Fig. 7. Active Eye Sensing System for Neuro Baby
By networking, various new issues will happen. Since a network is subject to error and delay, the compensation of these effect is to be solved. Fore "conventional" media as image and voice, many techniques for it appeared in literature . However, since networked NB is totally a new application, there exist no technique for delay or error compensation. Therefore, we developed new inter media and inter media synchronization technique suitable for the handshaking. This technique may also be used in general teleoperation systems, also a scaling technique is considered because the network might be one with long delay and severe packet loss.

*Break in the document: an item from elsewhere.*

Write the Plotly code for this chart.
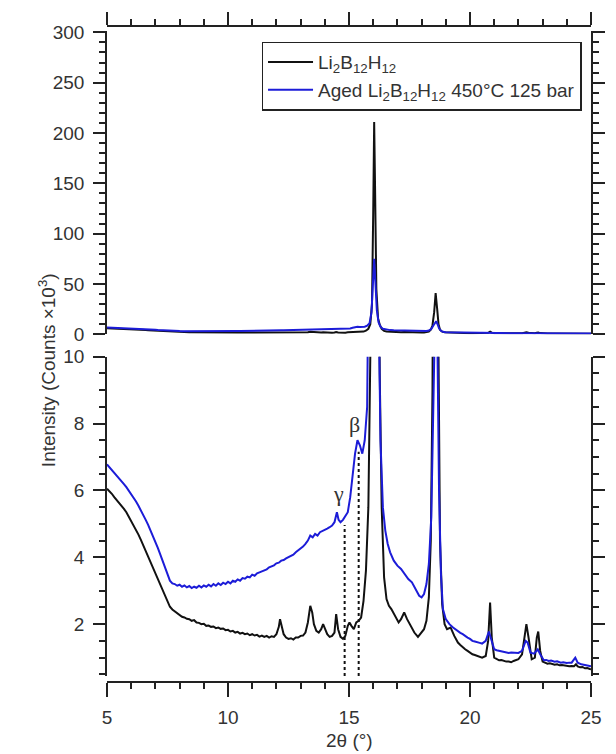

A networked NB can be used to help improving international cultural exchange and absorbing the cultural gap by customizing the NB at each site. Figure 8 shows two communication partners, one in Japan and one in the U.S., communicating via two NB's. The NB in Japan is customized for a Japanese user with appropriate recognition and expression mapping, whereas the NB in the U.S. is customized for its user with different typical mappings. The NBs communicate their emotional state over the network, which is then expressed to the individual user in both countries in an understandable form with customized expression mappings. A communication setup like this can help reduce cultural differences between differing ways of communication and expression of feelings.
Fig. 8. Network based Neuro-Baby
As shown in Figure 8, we use ATM test-bed network from I.I.S. to the gateway of SINET international circuit which is located in Chiba, Japan, Then, SINET reaches to Stockton, CA. For the lind between Stockton and Confernce site, we will use either dedicated line or NSFnet. The demonstration for SIGGRAPH '95 includes all above characteristics of the improved NB. Especially the demondtration of ineternational cultural exchange will be exhibited. Communication will take place between the SIGGRAPH site (Los Angels) and I.I.S. Univ. of Tokyo. Further it is to be expected that during the yearly I.I.S. Univ. of Tokyo open house event a large number of people will try to communicate with the NB.
The authors woule like to thank NACSIS staffs and Prof. S. Asano for arranging SINET international circuit. This work was partly supported by Grant-in-Aid for Creative Basic Research (Development of High-Performance Communcation Network for Scientific Researchers). The first version of NB was developed in collaboration with N. Tosa and Fujitsu Lab. Special thanks for ATR Media Integration & Communications Research Laboratories.